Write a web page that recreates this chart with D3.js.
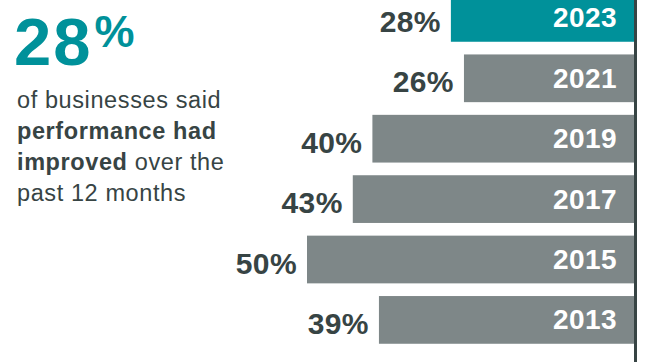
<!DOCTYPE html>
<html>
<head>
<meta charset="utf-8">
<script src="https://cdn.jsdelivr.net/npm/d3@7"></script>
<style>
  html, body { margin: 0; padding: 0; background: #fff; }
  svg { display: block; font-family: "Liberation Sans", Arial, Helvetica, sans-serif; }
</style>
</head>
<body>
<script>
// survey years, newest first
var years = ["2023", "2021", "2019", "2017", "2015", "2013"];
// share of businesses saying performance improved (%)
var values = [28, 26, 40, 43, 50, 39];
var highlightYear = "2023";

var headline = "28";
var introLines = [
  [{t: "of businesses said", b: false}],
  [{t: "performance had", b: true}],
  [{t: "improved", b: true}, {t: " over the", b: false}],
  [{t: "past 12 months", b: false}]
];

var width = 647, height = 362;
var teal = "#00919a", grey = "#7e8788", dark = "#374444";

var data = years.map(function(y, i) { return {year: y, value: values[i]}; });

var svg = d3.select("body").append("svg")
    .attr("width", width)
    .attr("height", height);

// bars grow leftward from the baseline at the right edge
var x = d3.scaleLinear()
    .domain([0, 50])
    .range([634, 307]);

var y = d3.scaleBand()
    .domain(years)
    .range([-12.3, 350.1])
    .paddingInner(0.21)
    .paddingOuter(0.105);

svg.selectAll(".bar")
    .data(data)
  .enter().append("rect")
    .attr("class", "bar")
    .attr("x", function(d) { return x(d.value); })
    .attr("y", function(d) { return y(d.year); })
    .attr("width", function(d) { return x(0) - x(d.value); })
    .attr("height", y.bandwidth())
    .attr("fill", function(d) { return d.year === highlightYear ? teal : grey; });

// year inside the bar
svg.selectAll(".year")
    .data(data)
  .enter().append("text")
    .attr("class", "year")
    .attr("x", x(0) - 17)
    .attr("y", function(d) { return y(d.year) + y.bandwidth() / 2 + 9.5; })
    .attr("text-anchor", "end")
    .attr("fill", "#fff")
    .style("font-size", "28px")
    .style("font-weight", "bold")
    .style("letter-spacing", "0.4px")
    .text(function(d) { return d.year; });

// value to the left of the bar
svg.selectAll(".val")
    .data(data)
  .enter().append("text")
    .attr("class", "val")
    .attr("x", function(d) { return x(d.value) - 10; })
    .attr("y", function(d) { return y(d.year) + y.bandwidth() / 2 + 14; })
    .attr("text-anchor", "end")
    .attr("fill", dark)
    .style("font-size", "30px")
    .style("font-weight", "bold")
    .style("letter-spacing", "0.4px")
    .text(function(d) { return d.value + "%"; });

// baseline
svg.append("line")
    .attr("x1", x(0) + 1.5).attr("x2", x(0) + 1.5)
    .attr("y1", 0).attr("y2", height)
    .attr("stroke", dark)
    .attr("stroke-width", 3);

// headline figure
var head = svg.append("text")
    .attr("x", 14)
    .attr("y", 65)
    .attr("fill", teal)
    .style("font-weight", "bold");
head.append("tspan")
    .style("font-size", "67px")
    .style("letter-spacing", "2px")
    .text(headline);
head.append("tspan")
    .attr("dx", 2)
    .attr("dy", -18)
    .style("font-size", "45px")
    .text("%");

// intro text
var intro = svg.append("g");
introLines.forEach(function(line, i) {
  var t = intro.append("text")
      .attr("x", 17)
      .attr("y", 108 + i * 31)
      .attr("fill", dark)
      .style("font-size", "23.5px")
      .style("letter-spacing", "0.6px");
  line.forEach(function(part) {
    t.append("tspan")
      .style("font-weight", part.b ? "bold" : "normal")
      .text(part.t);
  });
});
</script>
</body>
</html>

# CHALLENGE:
Do not include the images; transcribe the rest of the listing exactly.

# EXERCISE RESPONSE:
Write a web page that recreates this chart with D3.js.
<!DOCTYPE html>
<html>
<head>
<meta charset="utf-8">
<script src="https://cdn.jsdelivr.net/npm/d3@7"></script>
<style>
  html, body { margin: 0; padding: 0; background: #fff; }
  svg { display: block; font-family: "Liberation Sans", Arial, Helvetica, sans-serif; }
</style>
</head>
<body>
<script>
// survey years, newest first
var years = ["2023", "2021", "2019", "2017", "2015", "2013"];
// share of businesses saying performance improved (%)
var values = [28, 26, 40, 43, 50, 39];
var highlightYear = "2023";

var headline = "28";
var introLines = [
  [{t: "of businesses said", b: false}],
  [{t: "performance had", b: true}],
  [{t: "improved", b: true}, {t: " over the", b: false}],
  [{t: "past 12 months", b: false}]
];

var width = 647, height = 362;
var teal = "#00919a", grey = "#7e8788", dark = "#374444";

var data = years.map(function(y, i) { return {year: y, value: values[i]}; });

var svg = d3.select("body").append("svg")
    .attr("width", width)
    .attr("height", height);

// bars grow leftward from the baseline at the right edge
var x = d3.scaleLinear()
    .domain([0, 50])
    .range([634, 307]);

var y = d3.scaleBand()
    .domain(years)
    .range([-12.3, 350.1])
    .paddingInner(0.21)
    .paddingOuter(0.105);

svg.selectAll(".bar")
    .data(data)
  .enter().append("rect")
    .attr("class", "bar")
    .attr("x", function(d) { return x(d.value); })
    .attr("y", function(d) { return y(d.year); })
    .attr("width", function(d) { return x(0) - x(d.value); })
    .attr("height", y.bandwidth())
    .attr("fill", function(d) { return d.year === highlightYear ? teal : grey; });

// year inside the bar
svg.selectAll(".year")
    .data(data)
  .enter().append("text")
    .attr("class", "year")
    .attr("x", x(0) - 17)
    .attr("y", function(d) { return y(d.year) + y.bandwidth() / 2 + 9.5; })
    .attr("text-anchor", "end")
    .attr("fill", "#fff")
    .style("font-size", "28px")
    .style("font-weight", "bold")
    .style("letter-spacing", "0.4px")
    .text(function(d) { return d.year; });

// value to the left of the bar
svg.selectAll(".val")
    .data(data)
  .enter().append("text")
    .attr("class", "val")
    .attr("x", function(d) { return x(d.value) - 10; })
    .attr("y", function(d) { return y(d.year) + y.bandwidth() / 2 + 14; })
    .attr("text-anchor", "end")
    .attr("fill", dark)
    .style("font-size", "30px")
    .style("font-weight", "bold")
    .style("letter-spacing", "0.4px")
    .text(function(d) { return d.value + "%"; });

// baseline
svg.append("line")
    .attr("x1", x(0) + 1.5).attr("x2", x(0) + 1.5)
    .attr("y1", 0).attr("y2", height)
    .attr("stroke", dark)
    .attr("stroke-width", 3);

// headline figure
var head = svg.append("text")
    .attr("x", 14)
    .attr("y", 65)
    .attr("fill", teal)
    .style("font-weight", "bold");
head.append("tspan")
    .style("font-size", "67px")
    .style("letter-spacing", "2px")
    .text(headline);
head.append("tspan")
    .attr("dx", 2)
    .attr("dy", -18)
    .style("font-size", "45px")
    .text("%");

// intro text
var intro = svg.append("g");
introLines.forEach(function(line, i) {
  var t = intro.append("text")
      .attr("x", 17)
      .attr("y", 108 + i * 31)
      .attr("fill", dark)
      .style("font-size", "23.5px")
      .style("letter-spacing", "0.6px");
  line.forEach(function(part) {
    t.append("tspan")
      .style("font-weight", part.b ? "bold" : "normal")
      .text(part.t);
  });
});
</script>
</body>
</html>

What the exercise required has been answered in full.